An incredible story, but is its focus to teach us that only someone from Yaakov Avinu’s home had the physical strength to subdue Shimon? Is this a lesson concerning who was stronger – Shimon or Menasheh? The Pardes Yosef offers an all-too-realistic homiletic rendering of this Midrash. Klal Yisrael is compared to a sheep among seventy wolves, an analogy that has, over time, proven itself true. We are not winning the popularity contest in the world. No one is for the Jewish People. We are tolerated, accepted by some, envied by others, but there is no one out there that is really on our side. No nation in the world, other than one engaged in pursuing its own self-interest, has our back. We have only Hashem upon Whom to rely, and we can live with it, because that is how the Almighty wants it. The less we have to do with them, the stronger is our spiritual health.
From a practical perspective, all seventy soldiers/nations of the world want to put the chains on Shimon/us. Shimon, however, is not interested in being subdued by them, so he screams out in prayer, as we do to the Almighty, entreating Him for help. The hands of Eisav are rendered powerless, when the kol, voice, is the kol Yaakov, the voice of Yaakov, in prayer, since prayer is what we do best, because it is our function and vocation. Eisav cannot subdue a Klal Yisrael that is committed to Hashem. His power is only when we remain spiritually docile, assimilated, and far-removed from the “Yaakov” we are supposed to represent.
We can deal with the external enemy; it is the internal antagonist whom we have little success in overpowering. When sonei Yisrael emerge from within our own ranks, then our lot is very bitter. Shimon realized that he could best the Egyptian soldiers with one scream, but when he saw a member of his own family strike him, it had a sobering effect on him. This “one” would be different. This one will not go away so fast. Such an adversary requires a much different game plan for success. When the enemies are from within – be they secularists with their cowardly liberal agenda; a member of our own camp who seeks to make a statement and garner personal recognition; or even a member of our own community, our own shul, whose insecure and low self-esteem provoke him to pour out virulent diatribe against anybody he can, for this is the only way he can promote himself and his agenda – such a disputant is a most difficult opponent.

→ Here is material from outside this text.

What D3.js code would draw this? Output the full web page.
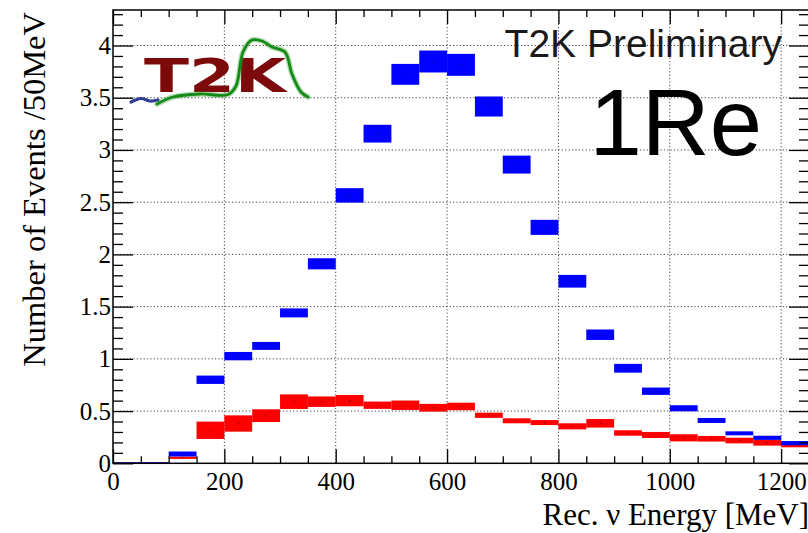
<!DOCTYPE html>
<html>
<head>
<meta charset="utf-8">
<script src="https://cdn.jsdelivr.net/npm/d3@7"></script>
<style>
  html, body { margin: 0; padding: 0; background: #fff; }
  svg { display: block; }
</style>
</head>
<body>
<svg id="chart" width="808" height="533"></svg>
<script>
// ---------------- data ----------------
const binStarts = [0, 50, 100, 150, 200, 250, 300, 350, 400, 450, 500, 550, 600, 650, 700, 750, 800, 850, 900, 950, 1000, 1050, 1100, 1150, 1200];
const binWidth = 50;
const blueValues = [0, 0, 0.089, 0.80, 1.026, 1.124, 1.44, 1.91, 2.565, 3.156, 3.724, 3.847, 3.815, 3.416, 2.86, 2.259, 1.743, 1.231, 0.91, 0.69, 0.527, 0.41, 0.287, 0.244, 0.193];
const blueErrors = [0, 0, 0.024, 0.04, 0.04, 0.038, 0.043, 0.053, 0.069, 0.085, 0.10, 0.105, 0.105, 0.096, 0.086, 0.072, 0.061, 0.05, 0.042, 0.035, 0.029, 0.024, 0.019, 0.02, 0.02];
const redValues = [0, 0, 0.053, 0.316, 0.381, 0.456, 0.59, 0.59, 0.60, 0.556, 0.556, 0.532, 0.544, 0.46, 0.407, 0.39, 0.354, 0.383, 0.29, 0.271, 0.244, 0.235, 0.218, 0.196, 0.18];
const redErrors = [0, 0, 0.011, 0.083, 0.078, 0.061, 0.07, 0.05, 0.054, 0.035, 0.045, 0.037, 0.036, 0.025, 0.024, 0.024, 0.029, 0.041, 0.026, 0.029, 0.034, 0.027, 0.027, 0.027, 0.027];
const xTickLabels = [0, 200, 400, 600, 800, 1000, 1200];
const yTickLabels = [0, 0.5, 1, 1.5, 2, 2.5, 3, 3.5, 4];
const xTitle = "Rec. \u03BD Energy [MeV]";
const yTitle = "Number of Events /50MeV";
const labelPrelim = "T2K Preliminary";
const labelSample = "1Re";
const logoText = "T2K";

// ---------------- layout ----------------
const svg = d3.select("#chart");
const L = 113, T = 10, R = 809, B = 463.3;
const x = d3.scaleLinear().domain([0, 1250]).range([L, R]);
const y = d3.scaleLinear().domain([0, 4.34]).range([B, T]);
const serif = "'Liberation Serif', 'Times New Roman', serif";
const sans = "'Liberation Sans', Arial, Helvetica, sans-serif";

// grid
const grid = svg.append("g").attr("stroke", "#444").attr("stroke-width", 1).attr("stroke-dasharray", "1.2,2.2");
grid.selectAll("line.gx").data(xTickLabels.filter(d => d > 0)).join("line")
  .attr("x1", d => x(d)).attr("x2", d => x(d)).attr("y1", T).attr("y2", B);
grid.selectAll("line.gy").data(yTickLabels.filter(d => d > 0)).join("line")
  .attr("x1", L).attr("x2", R).attr("y1", d => y(d)).attr("y2", d => y(d));

// ---------------- logo (decoration) ----------------
const logo = svg.append("g");
logo.append("text")
  .attr("x", 144).attr("y", 92)
  .attr("textLength", 142).attr("lengthAdjust", "spacingAndGlyphs")
  .attr("font-family", "'DejaVu Sans', sans-serif").attr("font-weight", "bold")
  .attr("font-size", 47).attr("fill", "#7d0a0a")
  .text(logoText);
const line = d3.line().curve(d3.curveCatmullRom);
logo.append("path")
  .attr("d", line([[131, 102], [141, 98.5], [150, 101], [158, 100]]))
  .attr("fill", "none").attr("stroke", "#1c2a8c").attr("stroke-width", 3.2).attr("stroke-linecap", "round").attr("opacity", 0.9);
const greenPts = [[157, 104], [173, 97], [200, 94], [228, 94.5], [236, 86], [243, 52], [252, 40], [262, 41], [272, 47], [285, 52], [292, 74], [301, 92], [308, 97]];
logo.append("path")
  .attr("d", line(greenPts))
  .attr("fill", "none").attr("stroke", "#2b9a2b").attr("stroke-width", 5.5).attr("stroke-linecap", "round").attr("opacity", 0.35);
logo.append("path")
  .attr("d", line(greenPts))
  .attr("fill", "none").attr("stroke", "#168a16").attr("stroke-width", 2.8).attr("stroke-linecap", "round");

// ---------------- boxes ----------------
function drawBoxes(vals, errs, color) {
  const g = svg.append("g");
  const data = binStarts.map((s, i) => ({ s, v: vals[i], e: errs[i] }));
  g.selectAll("rect").data(data).join("rect")
    .attr("x", d => x(d.s))
    .attr("width", d => x(d.s + binWidth) - x(d.s))
    .attr("y", d => d.e > 0 ? y(d.v + d.e) : y(d.v) - 1)
    .attr("height", d => d.e > 0 ? Math.max(1.5, y(d.v - d.e) - y(d.v + d.e)) : 1.6)
    .attr("fill", color);
  g.selectAll("circle").data(data.filter(d => d.e > 0)).join("circle")
    .attr("cx", d => x(d.s + binWidth / 2)).attr("cy", d => y(d.v))
    .attr("r", 0.6).attr("fill", "#222");
}
drawBoxes(redValues, redErrors, "#ff0000");
drawBoxes(blueValues, blueErrors, "#0000ff");

// ---------------- axes ----------------
const fmt = d3.format("~g");
const xMinor = d3.range(0, 1251, 50).filter(d => d % 200 !== 0);
const yMinor = d3.range(0, 44).map(i => Math.round(i * 10) / 100).filter(d => Math.round(d * 100) % 50 !== 0 && d <= 4.34);

function styleAxis(g) {
  g.attr("font-family", serif).attr("font-size", 25);
  g.selectAll(".domain").remove();
  g.selectAll("line").attr("stroke", "#000").attr("stroke-width", 1.3);
  g.selectAll("text").attr("font-family", serif).attr("font-size", 25).attr("fill", "#000");
}
// bottom
svg.append("g").attr("transform", `translate(0,${B})`)
  .call(d3.axisBottom(x).tickValues(xTickLabels).tickSizeInner(-14).tickSizeOuter(0).tickPadding(8.5).tickFormat(fmt))
  .call(styleAxis);
svg.append("g").attr("transform", `translate(0,${B})`)
  .call(d3.axisBottom(x).tickValues(xMinor).tickSizeInner(-7).tickSizeOuter(0).tickFormat(""))
  .call(styleAxis);
// top
svg.append("g").attr("transform", `translate(0,${T})`)
  .call(d3.axisTop(x).tickValues(xTickLabels).tickSizeInner(-14).tickSizeOuter(0).tickFormat(""))
  .call(styleAxis);
svg.append("g").attr("transform", `translate(0,${T})`)
  .call(d3.axisTop(x).tickValues(xMinor).tickSizeInner(-7).tickSizeOuter(0).tickFormat(""))
  .call(styleAxis);
// left
svg.append("g").attr("transform", `translate(${L},0)`)
  .call(d3.axisLeft(y).tickValues(yTickLabels).tickSizeInner(-20).tickSizeOuter(0).tickPadding(2).tickFormat(fmt))
  .call(styleAxis);
svg.append("g").attr("transform", `translate(${L},0)`)
  .call(d3.axisLeft(y).tickValues(yMinor).tickSizeInner(-10).tickSizeOuter(0).tickFormat(""))
  .call(styleAxis);
// right
svg.append("g").attr("transform", `translate(${R},0)`)
  .call(d3.axisRight(y).tickValues(yTickLabels).tickSizeInner(-20).tickSizeOuter(0).tickFormat(""))
  .call(styleAxis);
svg.append("g").attr("transform", `translate(${R},0)`)
  .call(d3.axisRight(y).tickValues(yMinor).tickSizeInner(-10).tickSizeOuter(0).tickFormat(""))
  .call(styleAxis);

// frame
svg.append("rect").attr("x", L).attr("y", T).attr("width", R - L).attr("height", B - T)
  .attr("fill", "none").attr("stroke", "#000").attr("stroke-width", 1.5);

// ---------------- titles ----------------
svg.append("text").attr("x", 809).attr("y", 525).attr("text-anchor", "end")
  .attr("font-family", serif).attr("font-size", 31).attr("fill", "#000").text(xTitle);
svg.append("text").attr("transform", "translate(45,12) rotate(-90)").attr("text-anchor", "end")
  .attr("font-family", serif).attr("font-size", 32.5).attr("fill", "#000").text(yTitle);

svg.append("text").attr("x", 782).attr("y", 57).attr("text-anchor", "end")
  .attr("font-family", sans).attr("font-size", 39).attr("fill", "#1a1a1a").text(labelPrelim);
svg.append("text").attr("x", 762).attr("y", 155).attr("text-anchor", "end")
  .attr("font-family", sans).attr("font-size", 94).attr("fill", "#000").text(labelSample);
</script>
</body>
</html>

Horav Reuven Abitbul, Shlita, quotes a sobering Midrash that is worth publicizing. When Hashem created steel, the trees began to shake with anxiety. After all, an ax/saw blade has the power to take down the strongest/tallest tree. So the (creation of) steel asked the trees, “Why are you afraid? As long as you do not put any wood into the eye of the axe-handle, the blade cannot function.” In other words, the trees are in danger from the steel only if their own wood participates in their destruction. Am Yisrael, our nation, can stand up and survive the onslaught of the nations of the world. We will triumph over them. It is when our own people are bent on destroying us that we come up against a most difficult adversary. In such a war – nobody wins.